Data rows »
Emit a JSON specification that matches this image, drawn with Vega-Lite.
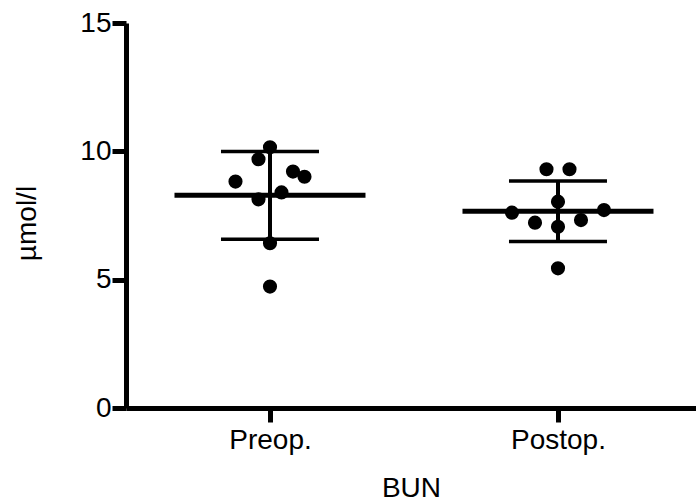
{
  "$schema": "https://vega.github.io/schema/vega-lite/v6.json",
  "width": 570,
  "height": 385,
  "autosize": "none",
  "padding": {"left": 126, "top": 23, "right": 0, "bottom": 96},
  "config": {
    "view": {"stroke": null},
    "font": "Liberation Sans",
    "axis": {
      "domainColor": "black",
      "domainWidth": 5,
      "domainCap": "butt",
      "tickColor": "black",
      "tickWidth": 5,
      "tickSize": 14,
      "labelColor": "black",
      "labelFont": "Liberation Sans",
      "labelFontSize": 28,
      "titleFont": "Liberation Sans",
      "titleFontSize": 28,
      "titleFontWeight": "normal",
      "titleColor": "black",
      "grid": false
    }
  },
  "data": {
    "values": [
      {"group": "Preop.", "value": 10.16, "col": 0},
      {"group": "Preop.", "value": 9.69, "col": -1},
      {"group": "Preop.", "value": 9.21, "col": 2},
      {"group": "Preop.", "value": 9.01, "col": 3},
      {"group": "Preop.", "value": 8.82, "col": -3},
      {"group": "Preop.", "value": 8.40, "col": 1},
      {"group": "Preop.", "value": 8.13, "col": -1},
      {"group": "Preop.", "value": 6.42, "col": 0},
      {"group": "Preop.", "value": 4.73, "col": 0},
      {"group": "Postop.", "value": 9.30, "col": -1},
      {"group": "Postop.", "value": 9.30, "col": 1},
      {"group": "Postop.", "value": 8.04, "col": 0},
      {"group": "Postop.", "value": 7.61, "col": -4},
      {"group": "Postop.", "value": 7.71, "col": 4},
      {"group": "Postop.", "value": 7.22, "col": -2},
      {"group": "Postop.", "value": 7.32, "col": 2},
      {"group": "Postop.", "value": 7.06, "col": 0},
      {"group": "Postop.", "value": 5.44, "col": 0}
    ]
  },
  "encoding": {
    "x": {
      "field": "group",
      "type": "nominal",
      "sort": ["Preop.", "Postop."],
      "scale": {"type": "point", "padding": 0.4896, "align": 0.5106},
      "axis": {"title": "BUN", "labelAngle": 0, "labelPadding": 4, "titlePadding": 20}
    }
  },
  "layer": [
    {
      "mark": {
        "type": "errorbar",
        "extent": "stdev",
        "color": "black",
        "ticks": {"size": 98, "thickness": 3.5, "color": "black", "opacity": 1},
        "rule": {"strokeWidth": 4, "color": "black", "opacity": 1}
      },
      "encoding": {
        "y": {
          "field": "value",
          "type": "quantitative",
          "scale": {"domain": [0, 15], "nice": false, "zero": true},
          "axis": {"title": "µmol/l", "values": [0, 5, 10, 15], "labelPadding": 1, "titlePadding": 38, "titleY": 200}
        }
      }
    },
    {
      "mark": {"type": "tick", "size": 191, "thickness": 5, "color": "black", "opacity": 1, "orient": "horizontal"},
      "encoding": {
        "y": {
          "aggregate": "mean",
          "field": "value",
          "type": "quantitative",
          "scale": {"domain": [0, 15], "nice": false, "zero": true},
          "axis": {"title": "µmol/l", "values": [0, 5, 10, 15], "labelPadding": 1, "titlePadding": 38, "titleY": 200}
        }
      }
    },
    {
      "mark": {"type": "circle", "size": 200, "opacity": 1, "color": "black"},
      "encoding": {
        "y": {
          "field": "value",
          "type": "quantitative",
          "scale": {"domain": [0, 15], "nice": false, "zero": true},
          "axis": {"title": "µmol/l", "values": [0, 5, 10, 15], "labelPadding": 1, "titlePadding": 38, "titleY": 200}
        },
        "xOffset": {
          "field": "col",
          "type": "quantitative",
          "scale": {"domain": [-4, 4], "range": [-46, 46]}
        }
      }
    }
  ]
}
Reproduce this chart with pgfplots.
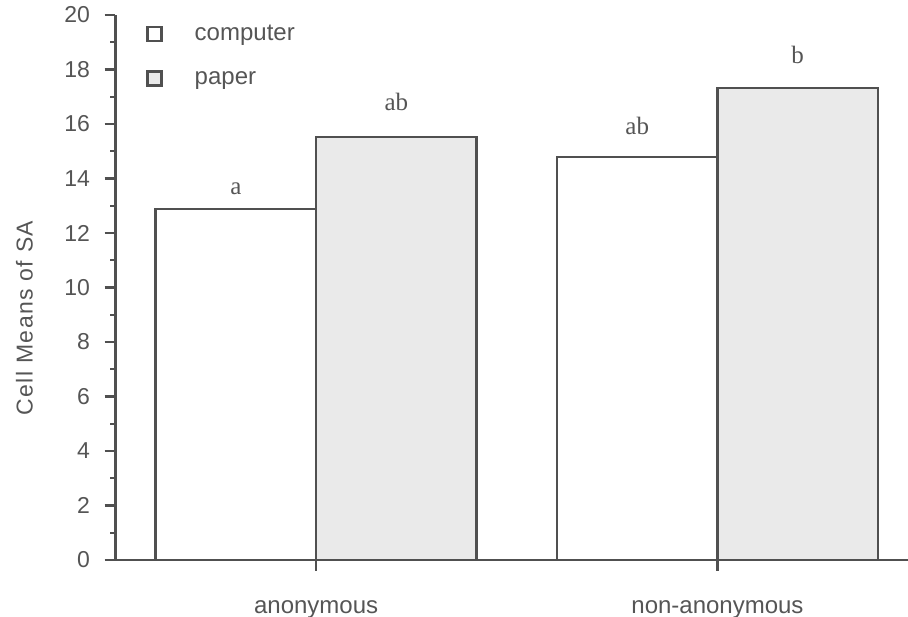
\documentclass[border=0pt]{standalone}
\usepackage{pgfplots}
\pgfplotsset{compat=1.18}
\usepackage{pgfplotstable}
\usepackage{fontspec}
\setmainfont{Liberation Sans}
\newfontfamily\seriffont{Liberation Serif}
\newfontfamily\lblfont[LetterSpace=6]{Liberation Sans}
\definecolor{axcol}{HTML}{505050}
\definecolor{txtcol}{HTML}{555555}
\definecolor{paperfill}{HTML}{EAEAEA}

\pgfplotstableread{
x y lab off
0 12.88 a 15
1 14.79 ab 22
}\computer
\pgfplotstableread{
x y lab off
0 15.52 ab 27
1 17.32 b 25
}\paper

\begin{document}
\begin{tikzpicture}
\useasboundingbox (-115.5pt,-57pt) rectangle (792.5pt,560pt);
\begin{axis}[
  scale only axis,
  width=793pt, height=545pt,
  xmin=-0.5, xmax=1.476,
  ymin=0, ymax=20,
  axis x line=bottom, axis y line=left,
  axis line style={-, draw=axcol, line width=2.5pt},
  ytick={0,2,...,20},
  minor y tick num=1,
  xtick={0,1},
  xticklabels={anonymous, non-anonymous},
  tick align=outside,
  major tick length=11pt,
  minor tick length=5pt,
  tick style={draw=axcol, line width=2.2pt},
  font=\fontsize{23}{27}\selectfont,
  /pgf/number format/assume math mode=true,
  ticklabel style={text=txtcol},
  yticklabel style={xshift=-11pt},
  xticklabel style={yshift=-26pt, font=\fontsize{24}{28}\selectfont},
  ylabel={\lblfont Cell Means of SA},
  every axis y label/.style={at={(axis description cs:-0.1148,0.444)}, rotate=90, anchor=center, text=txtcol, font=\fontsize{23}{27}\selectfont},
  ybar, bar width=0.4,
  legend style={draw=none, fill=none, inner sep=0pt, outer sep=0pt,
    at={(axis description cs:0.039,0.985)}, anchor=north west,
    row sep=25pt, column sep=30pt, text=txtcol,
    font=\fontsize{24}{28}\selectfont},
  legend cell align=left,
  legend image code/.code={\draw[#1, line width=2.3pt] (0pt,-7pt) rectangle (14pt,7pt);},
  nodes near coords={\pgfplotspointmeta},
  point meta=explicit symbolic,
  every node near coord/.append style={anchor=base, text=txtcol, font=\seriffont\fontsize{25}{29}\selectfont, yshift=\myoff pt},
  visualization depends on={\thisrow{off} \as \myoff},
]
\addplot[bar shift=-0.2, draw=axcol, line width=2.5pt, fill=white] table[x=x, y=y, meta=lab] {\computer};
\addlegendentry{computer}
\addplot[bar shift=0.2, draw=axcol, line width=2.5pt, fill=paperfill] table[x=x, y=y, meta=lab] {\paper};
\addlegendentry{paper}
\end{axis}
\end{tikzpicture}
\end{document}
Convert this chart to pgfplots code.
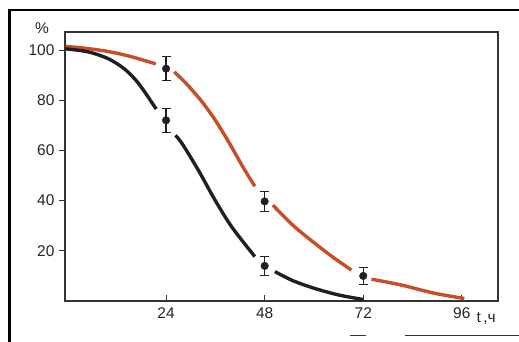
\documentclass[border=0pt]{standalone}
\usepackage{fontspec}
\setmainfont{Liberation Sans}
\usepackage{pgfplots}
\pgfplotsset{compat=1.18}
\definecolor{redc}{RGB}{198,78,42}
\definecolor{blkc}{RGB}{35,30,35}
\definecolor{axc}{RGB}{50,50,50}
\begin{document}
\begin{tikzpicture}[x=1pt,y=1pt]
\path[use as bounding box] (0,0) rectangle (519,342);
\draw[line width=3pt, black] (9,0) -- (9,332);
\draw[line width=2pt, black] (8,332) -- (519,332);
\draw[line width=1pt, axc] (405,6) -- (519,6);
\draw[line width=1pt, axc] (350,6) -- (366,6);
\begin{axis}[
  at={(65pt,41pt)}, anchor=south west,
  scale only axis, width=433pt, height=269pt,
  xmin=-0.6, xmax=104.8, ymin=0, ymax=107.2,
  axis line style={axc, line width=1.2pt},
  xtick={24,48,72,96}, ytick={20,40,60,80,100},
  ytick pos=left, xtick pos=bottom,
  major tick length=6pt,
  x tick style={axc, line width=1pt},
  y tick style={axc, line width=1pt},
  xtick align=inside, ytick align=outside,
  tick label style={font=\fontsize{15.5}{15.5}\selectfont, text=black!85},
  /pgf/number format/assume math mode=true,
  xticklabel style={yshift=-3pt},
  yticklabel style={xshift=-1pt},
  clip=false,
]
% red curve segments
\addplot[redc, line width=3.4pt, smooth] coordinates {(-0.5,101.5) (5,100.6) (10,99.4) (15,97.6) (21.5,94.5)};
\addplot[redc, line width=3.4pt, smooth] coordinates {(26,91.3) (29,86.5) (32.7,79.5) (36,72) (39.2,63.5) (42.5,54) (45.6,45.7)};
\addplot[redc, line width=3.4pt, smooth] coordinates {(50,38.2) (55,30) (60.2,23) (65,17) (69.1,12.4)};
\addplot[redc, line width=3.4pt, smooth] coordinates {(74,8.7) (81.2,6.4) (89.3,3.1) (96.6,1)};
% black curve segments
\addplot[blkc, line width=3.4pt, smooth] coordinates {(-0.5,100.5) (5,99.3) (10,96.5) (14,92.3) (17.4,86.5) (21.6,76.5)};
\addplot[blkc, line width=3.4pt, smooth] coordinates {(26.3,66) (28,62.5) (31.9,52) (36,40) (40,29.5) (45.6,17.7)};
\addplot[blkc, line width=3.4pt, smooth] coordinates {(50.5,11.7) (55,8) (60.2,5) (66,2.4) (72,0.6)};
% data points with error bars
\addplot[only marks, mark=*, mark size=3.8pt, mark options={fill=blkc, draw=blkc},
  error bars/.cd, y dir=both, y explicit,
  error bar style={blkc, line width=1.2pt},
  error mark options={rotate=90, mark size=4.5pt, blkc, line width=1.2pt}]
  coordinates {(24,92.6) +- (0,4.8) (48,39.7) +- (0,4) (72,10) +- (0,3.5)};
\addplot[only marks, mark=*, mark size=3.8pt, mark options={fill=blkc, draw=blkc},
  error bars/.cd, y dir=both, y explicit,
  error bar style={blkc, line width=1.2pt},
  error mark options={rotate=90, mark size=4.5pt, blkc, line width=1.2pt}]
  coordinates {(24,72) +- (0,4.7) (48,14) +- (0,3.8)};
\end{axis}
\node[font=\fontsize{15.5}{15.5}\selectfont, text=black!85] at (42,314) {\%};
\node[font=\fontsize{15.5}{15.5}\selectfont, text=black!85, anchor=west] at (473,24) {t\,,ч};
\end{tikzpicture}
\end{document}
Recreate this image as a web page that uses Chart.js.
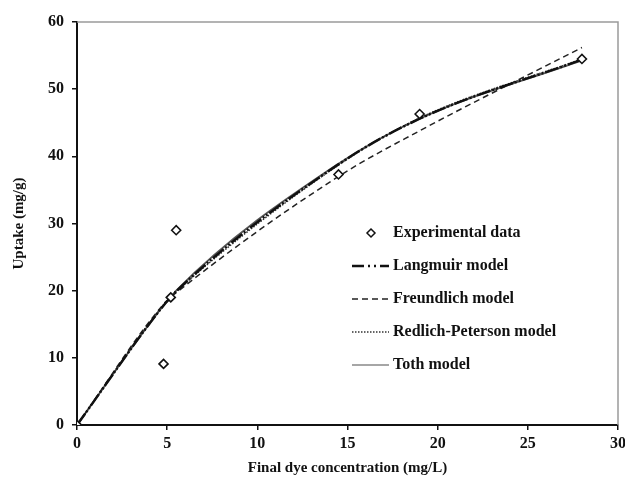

The problem »
Say how many lines in this material hold "image", and say nothing else.

Answer to this exercise »
3